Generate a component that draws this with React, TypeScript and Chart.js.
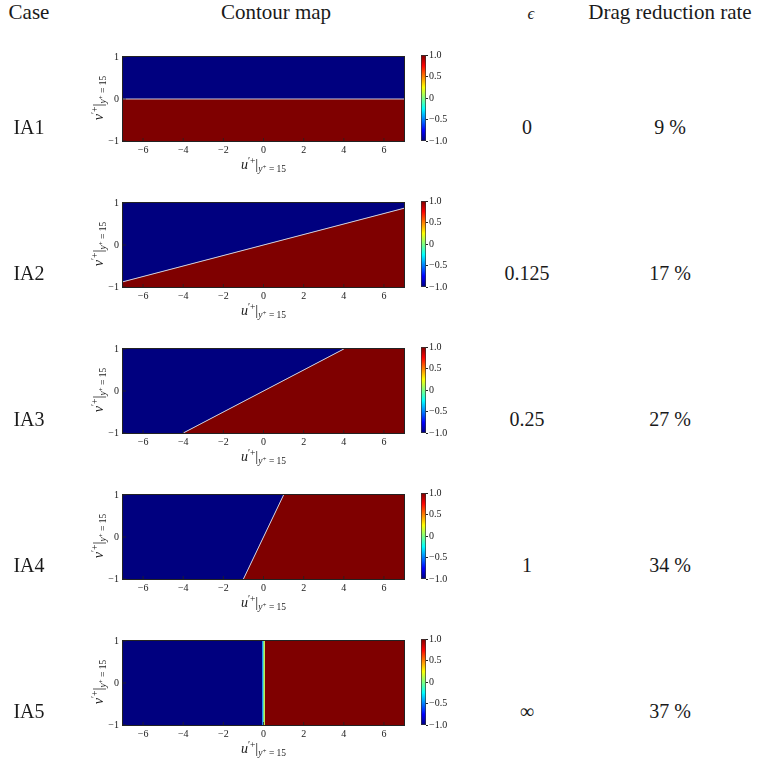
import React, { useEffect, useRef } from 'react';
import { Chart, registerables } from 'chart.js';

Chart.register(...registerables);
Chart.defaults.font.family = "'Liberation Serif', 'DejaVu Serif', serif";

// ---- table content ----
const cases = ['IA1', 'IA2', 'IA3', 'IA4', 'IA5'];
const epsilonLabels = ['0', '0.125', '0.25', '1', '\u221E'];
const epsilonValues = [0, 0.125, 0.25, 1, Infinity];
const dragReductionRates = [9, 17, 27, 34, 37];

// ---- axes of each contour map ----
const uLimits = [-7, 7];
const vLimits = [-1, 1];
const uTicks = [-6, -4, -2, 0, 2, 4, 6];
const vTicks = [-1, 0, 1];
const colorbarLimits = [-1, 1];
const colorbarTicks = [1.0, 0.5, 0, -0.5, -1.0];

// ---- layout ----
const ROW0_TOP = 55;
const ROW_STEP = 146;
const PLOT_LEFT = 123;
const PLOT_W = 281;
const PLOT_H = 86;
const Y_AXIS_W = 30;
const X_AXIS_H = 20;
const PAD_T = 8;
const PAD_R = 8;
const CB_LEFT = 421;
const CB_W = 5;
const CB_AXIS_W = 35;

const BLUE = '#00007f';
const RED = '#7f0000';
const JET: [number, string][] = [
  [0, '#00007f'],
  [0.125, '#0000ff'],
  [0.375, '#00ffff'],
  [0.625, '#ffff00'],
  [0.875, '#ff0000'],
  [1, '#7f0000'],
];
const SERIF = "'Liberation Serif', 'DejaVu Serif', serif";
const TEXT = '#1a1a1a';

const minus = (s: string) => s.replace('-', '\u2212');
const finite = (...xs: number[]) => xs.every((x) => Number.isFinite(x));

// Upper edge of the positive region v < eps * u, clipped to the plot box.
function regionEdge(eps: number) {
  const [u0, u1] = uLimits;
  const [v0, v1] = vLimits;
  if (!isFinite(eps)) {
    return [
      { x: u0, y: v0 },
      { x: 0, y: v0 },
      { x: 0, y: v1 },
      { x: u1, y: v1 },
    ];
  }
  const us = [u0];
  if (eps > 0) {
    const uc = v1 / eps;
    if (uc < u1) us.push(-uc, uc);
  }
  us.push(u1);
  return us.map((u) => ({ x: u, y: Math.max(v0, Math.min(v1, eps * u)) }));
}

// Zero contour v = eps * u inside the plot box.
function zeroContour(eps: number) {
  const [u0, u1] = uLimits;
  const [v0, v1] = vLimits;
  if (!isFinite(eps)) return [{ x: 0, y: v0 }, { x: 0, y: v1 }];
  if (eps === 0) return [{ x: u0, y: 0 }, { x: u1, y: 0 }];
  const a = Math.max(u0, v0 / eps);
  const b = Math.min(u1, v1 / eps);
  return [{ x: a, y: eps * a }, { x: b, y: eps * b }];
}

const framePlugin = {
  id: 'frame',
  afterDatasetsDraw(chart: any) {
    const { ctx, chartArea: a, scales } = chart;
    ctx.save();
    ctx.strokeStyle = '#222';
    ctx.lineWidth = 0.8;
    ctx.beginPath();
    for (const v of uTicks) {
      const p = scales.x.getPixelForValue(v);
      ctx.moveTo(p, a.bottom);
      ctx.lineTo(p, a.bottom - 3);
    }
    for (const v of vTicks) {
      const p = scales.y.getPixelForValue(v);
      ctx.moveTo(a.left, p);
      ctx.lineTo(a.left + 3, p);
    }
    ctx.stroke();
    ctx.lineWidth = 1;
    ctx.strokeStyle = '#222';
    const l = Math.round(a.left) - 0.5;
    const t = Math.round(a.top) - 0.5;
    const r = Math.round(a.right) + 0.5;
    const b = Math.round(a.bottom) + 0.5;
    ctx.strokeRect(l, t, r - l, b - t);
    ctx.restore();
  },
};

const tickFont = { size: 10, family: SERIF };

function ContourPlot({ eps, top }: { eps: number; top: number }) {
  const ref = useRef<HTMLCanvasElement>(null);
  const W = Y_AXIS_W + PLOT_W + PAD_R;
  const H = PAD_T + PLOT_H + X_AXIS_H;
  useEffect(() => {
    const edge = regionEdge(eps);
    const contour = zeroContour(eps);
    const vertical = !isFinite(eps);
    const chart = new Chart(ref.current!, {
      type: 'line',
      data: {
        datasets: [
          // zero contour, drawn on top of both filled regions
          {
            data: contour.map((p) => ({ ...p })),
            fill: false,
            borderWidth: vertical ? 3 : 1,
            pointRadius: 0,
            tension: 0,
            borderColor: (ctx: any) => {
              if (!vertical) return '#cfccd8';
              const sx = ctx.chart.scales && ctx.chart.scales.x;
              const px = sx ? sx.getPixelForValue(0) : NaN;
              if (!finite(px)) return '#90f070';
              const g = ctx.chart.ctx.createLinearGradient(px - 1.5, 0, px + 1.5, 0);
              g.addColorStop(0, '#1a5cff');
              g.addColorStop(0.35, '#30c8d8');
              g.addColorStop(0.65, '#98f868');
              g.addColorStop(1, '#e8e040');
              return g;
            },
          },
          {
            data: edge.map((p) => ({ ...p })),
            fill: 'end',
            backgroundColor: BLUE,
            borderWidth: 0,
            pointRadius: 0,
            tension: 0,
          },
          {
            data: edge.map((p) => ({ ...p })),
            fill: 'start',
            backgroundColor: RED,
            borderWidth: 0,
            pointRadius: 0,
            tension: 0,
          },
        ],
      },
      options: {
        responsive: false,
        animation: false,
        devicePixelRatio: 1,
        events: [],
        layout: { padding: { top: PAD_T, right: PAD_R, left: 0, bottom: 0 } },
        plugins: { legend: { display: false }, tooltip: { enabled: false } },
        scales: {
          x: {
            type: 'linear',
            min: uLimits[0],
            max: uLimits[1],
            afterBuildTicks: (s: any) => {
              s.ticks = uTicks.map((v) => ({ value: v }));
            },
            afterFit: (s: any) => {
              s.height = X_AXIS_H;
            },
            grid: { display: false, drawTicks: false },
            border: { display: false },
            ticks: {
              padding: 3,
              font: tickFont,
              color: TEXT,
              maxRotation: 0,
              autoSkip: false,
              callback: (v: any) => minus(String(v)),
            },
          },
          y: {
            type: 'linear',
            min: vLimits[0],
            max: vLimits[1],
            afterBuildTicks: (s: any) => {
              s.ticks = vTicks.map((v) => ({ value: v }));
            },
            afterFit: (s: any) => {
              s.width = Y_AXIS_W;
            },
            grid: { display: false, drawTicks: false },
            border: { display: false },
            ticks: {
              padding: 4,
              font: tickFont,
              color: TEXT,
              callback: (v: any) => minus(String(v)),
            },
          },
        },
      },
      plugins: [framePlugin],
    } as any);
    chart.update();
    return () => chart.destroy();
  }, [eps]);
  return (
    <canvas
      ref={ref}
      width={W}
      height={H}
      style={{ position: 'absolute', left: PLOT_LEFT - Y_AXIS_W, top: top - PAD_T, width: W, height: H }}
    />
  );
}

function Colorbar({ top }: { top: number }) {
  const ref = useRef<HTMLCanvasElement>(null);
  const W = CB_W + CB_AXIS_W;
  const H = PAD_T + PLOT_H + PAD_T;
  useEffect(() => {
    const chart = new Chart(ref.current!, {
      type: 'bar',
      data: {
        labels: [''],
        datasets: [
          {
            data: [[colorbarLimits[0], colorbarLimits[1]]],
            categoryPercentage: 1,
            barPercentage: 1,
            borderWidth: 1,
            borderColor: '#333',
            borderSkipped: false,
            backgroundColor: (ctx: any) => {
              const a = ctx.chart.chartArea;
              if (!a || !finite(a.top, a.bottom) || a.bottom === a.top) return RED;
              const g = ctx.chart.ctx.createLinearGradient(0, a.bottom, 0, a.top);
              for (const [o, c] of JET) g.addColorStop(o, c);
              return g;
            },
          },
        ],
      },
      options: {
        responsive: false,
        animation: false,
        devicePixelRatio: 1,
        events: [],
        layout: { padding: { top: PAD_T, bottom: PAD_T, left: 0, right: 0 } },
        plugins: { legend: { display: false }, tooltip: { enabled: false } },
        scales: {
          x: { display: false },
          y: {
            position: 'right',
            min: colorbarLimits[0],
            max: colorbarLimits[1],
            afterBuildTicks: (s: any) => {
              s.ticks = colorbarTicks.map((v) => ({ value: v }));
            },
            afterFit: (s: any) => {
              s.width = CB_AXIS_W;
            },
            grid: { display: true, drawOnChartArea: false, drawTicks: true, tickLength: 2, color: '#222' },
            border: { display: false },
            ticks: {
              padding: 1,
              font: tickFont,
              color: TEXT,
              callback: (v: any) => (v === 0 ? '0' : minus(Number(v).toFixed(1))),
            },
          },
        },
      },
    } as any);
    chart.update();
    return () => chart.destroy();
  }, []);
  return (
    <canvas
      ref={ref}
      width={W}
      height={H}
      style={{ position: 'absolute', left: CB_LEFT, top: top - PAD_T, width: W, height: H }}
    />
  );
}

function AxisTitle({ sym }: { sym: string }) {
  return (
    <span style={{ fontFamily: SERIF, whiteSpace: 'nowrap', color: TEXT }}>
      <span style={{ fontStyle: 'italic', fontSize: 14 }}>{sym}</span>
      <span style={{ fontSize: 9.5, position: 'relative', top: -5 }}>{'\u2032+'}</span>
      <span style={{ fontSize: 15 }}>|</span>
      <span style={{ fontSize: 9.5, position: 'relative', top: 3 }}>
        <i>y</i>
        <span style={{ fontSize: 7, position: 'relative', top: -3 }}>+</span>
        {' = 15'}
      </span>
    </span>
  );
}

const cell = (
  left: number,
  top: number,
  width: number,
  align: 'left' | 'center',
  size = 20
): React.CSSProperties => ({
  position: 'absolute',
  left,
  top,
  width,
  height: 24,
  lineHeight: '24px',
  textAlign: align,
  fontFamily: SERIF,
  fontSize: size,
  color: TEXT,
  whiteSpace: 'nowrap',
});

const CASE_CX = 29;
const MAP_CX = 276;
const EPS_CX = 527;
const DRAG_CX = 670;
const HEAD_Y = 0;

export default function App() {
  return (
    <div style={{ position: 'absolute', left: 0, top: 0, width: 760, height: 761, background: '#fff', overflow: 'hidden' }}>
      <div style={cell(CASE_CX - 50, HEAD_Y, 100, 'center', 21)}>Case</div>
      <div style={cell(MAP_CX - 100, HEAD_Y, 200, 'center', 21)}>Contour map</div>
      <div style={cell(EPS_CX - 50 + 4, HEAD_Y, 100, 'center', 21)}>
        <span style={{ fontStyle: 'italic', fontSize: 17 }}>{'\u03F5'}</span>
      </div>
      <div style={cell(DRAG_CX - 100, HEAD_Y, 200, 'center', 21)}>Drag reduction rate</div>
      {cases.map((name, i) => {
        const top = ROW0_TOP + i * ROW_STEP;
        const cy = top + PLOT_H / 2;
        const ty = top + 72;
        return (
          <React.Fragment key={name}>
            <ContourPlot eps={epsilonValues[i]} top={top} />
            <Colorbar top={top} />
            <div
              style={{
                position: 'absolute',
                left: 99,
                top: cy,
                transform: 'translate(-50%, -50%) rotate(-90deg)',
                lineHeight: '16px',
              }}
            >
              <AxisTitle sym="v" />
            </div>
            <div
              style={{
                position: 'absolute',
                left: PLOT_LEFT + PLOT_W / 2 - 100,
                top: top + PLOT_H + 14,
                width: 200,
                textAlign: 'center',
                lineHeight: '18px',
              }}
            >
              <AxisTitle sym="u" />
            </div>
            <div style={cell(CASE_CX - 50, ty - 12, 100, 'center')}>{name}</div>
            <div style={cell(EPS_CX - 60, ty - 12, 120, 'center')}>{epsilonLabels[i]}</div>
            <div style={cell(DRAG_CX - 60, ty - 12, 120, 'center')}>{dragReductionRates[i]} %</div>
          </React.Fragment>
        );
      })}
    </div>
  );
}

* * *

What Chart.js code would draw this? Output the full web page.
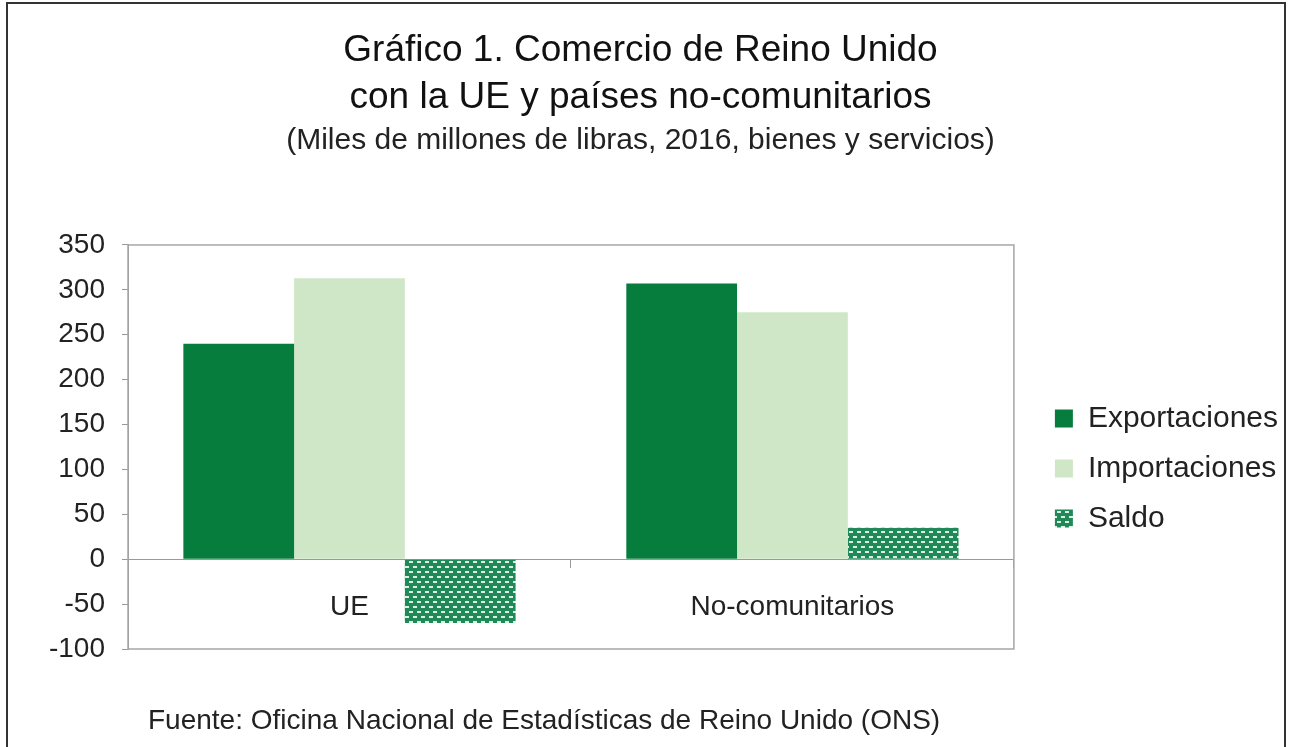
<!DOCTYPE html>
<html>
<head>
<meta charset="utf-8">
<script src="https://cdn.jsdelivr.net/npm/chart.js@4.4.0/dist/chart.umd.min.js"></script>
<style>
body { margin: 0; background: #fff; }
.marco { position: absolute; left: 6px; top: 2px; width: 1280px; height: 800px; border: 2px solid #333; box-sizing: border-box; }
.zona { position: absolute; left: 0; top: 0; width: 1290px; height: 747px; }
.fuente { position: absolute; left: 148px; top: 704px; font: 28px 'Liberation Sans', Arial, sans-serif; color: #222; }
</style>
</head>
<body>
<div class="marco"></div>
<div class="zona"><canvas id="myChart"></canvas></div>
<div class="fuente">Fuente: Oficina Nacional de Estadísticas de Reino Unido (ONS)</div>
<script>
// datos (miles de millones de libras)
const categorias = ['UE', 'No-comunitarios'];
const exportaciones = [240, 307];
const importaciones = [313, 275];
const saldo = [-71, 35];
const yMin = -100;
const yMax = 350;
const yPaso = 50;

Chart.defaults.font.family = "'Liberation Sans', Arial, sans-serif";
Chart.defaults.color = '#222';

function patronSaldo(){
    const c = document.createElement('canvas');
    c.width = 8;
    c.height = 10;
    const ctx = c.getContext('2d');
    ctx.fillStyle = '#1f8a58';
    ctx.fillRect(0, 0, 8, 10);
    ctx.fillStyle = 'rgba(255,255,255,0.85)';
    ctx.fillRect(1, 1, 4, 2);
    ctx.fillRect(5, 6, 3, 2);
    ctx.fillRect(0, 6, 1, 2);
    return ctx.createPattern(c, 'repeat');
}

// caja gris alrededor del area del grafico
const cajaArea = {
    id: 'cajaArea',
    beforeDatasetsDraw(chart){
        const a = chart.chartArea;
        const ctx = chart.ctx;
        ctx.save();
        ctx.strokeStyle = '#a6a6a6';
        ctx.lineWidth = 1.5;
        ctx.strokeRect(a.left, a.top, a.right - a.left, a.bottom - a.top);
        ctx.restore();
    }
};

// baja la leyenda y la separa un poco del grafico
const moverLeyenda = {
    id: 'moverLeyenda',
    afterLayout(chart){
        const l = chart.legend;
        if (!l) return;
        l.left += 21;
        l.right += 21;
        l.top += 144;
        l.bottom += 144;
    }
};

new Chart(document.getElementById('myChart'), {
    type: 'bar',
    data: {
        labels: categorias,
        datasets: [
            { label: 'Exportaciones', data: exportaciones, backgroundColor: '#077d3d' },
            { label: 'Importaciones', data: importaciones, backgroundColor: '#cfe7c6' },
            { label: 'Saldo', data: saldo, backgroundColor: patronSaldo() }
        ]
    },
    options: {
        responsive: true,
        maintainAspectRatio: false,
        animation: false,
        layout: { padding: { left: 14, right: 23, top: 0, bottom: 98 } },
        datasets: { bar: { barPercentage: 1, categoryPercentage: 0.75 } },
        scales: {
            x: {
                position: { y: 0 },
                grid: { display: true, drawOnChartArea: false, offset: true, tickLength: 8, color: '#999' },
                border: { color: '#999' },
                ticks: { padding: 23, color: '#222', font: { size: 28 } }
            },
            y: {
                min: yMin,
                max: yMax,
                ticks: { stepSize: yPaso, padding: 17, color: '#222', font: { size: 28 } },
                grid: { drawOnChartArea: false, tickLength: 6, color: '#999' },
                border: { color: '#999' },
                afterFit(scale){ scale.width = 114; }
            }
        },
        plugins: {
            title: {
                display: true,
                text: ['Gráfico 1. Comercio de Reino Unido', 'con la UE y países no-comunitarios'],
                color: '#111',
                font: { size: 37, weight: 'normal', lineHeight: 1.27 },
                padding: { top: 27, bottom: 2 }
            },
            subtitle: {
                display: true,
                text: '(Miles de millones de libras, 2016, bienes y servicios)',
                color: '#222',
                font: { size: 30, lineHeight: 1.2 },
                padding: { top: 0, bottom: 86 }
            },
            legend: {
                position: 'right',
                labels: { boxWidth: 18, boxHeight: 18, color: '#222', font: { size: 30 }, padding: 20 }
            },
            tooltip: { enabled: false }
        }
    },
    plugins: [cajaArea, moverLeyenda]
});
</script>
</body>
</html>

◆ Your objective ◆
Repeat the lines above exactly, beginning with the one containing "Generate a component" and finishing with the one containing "const dragReductionRates = [9, 17, 27, 34, 37];". No pictures belong in the copy.

◆ Full output ◆
Generate a component that draws this with React, TypeScript and Chart.js.
import React, { useEffect, useRef } from 'react';
import { Chart, registerables } from 'chart.js';

Chart.register(...registerables);
Chart.defaults.font.family = "'Liberation Serif', 'DejaVu Serif', serif";

// ---- table content ----
const cases = ['IA1', 'IA2', 'IA3', 'IA4', 'IA5'];
const epsilonLabels = ['0', '0.125', '0.25', '1', '\u221E'];
const epsilonValues = [0, 0.125, 0.25, 1, Infinity];
const dragReductionRates = [9, 17, 27, 34, 37];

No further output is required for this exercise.